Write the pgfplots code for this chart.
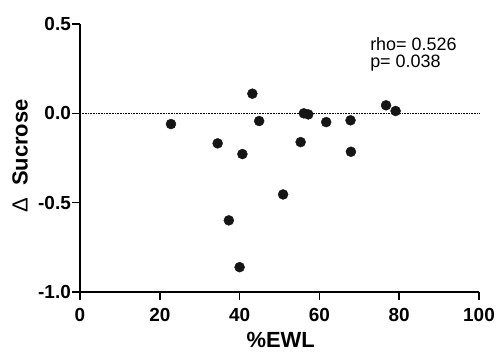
\documentclass[border=0pt]{standalone}
\usepackage{pgfplots}
\pgfplotsset{compat=1.18}
\usepackage{fontspec}
\setmainfont{Liberation Sans}
\definecolor{pt}{HTML}{151515}
\begin{document}
\begin{tikzpicture}
\begin{axis}[
  scale only axis,
  width=399bp, height=268bp,
  xmin=0, xmax=100, ymin=-1.0, ymax=0.5,
  axis x line*=bottom, axis y line*=left,
  axis line style={line width=1.6pt, black, -},
  xtick={0,20,40,60,80,100},
  ytick={-1.0,-0.5,0,0.5},
  yticklabels={-1.0,-0.5,0.0,0.5},
  tick align=outside,
  major tick length=8bp,
  tick style={line width=1.6pt, black},
  minor tick num=0,
  /pgf/number format/assume math mode=true,
  ticklabel style={font=\bfseries\fontsize{19}{20}\selectfont, inner sep=1bp},
  xticklabel style={yshift=-7bp},
  yticklabel style={xshift=0bp},
  xlabel={\%EWL},
  ylabel={{\mdseries Δ}\ \ Sucrose},
  label style={font=\bfseries\fontsize{22}{24}\selectfont},
  xlabel style={at={(axis description cs:0.503,-0.18)}, anchor=center},
  ylabel style={at={(axis description cs:-0.150,0.507)}, anchor=center},
  clip=false,
]
\addplot[black, line width=0.6pt, densely dotted] coordinates {(0,0) (100,0)};
\addplot[only marks, mark=*, mark size=5bp, mark options={fill=pt, draw=pt}] coordinates {
(22.8,-0.060)
(34.5,-0.168)
(43.2,0.110)
(44.9,-0.043)
(40.7,-0.228)
(37.3,-0.599)
(40.0,-0.861)
(50.9,-0.454)
(55.3,-0.161)
(56.1,0.000)
(57.2,-0.006)
(61.7,-0.049)
(67.8,-0.039)
(67.9,-0.215)
(76.7,0.045)
(79.1,0.013)
};
\node[anchor=base west, font=\fontsize{18}{20}\selectfont, inner sep=0pt] at (axis cs:72.7,0.354) {rho= 0.526};
\node[anchor=base west, font=\fontsize{18}{20}\selectfont, inner sep=0pt] at (axis cs:72.7,0.259) {p= 0.038};
\end{axis}
\pgfresetboundingbox
\path (-80bp,-60bp) rectangle (417bp,292bp);
\end{tikzpicture}
\end{document}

———

**Work to be completed**
Reproduce the material in full, word for word, and omit the pictures.

**Answer to the problem**
Write the pgfplots code for this chart.
\documentclass[border=0pt]{standalone}
\usepackage{pgfplots}
\pgfplotsset{compat=1.18}
\usepackage{fontspec}
\setmainfont{Liberation Sans}
\definecolor{pt}{HTML}{151515}
\begin{document}
\begin{tikzpicture}
\begin{axis}[
  scale only axis,
  width=399bp, height=268bp,
  xmin=0, xmax=100, ymin=-1.0, ymax=0.5,
  axis x line*=bottom, axis y line*=left,
  axis line style={line width=1.6pt, black, -},
  xtick={0,20,40,60,80,100},
  ytick={-1.0,-0.5,0,0.5},
  yticklabels={-1.0,-0.5,0.0,0.5},
  tick align=outside,
  major tick length=8bp,
  tick style={line width=1.6pt, black},
  minor tick num=0,
  /pgf/number format/assume math mode=true,
  ticklabel style={font=\bfseries\fontsize{19}{20}\selectfont, inner sep=1bp},
  xticklabel style={yshift=-7bp},
  yticklabel style={xshift=0bp},
  xlabel={\%EWL},
  ylabel={{\mdseries Δ}\ \ Sucrose},
  label style={font=\bfseries\fontsize{22}{24}\selectfont},
  xlabel style={at={(axis description cs:0.503,-0.18)}, anchor=center},
  ylabel style={at={(axis description cs:-0.150,0.507)}, anchor=center},
  clip=false,
]
\addplot[black, line width=0.6pt, densely dotted] coordinates {(0,0) (100,0)};
\addplot[only marks, mark=*, mark size=5bp, mark options={fill=pt, draw=pt}] coordinates {
(22.8,-0.060)
(34.5,-0.168)
(43.2,0.110)
(44.9,-0.043)
(40.7,-0.228)
(37.3,-0.599)
(40.0,-0.861)
(50.9,-0.454)
(55.3,-0.161)
(56.1,0.000)
(57.2,-0.006)
(61.7,-0.049)
(67.8,-0.039)
(67.9,-0.215)
(76.7,0.045)
(79.1,0.013)
};
\node[anchor=base west, font=\fontsize{18}{20}\selectfont, inner sep=0pt] at (axis cs:72.7,0.354) {rho= 0.526};
\node[anchor=base west, font=\fontsize{18}{20}\selectfont, inner sep=0pt] at (axis cs:72.7,0.259) {p= 0.038};
\end{axis}
\pgfresetboundingbox
\path (-80bp,-60bp) rectangle (417bp,292bp);
\end{tikzpicture}
\end{document}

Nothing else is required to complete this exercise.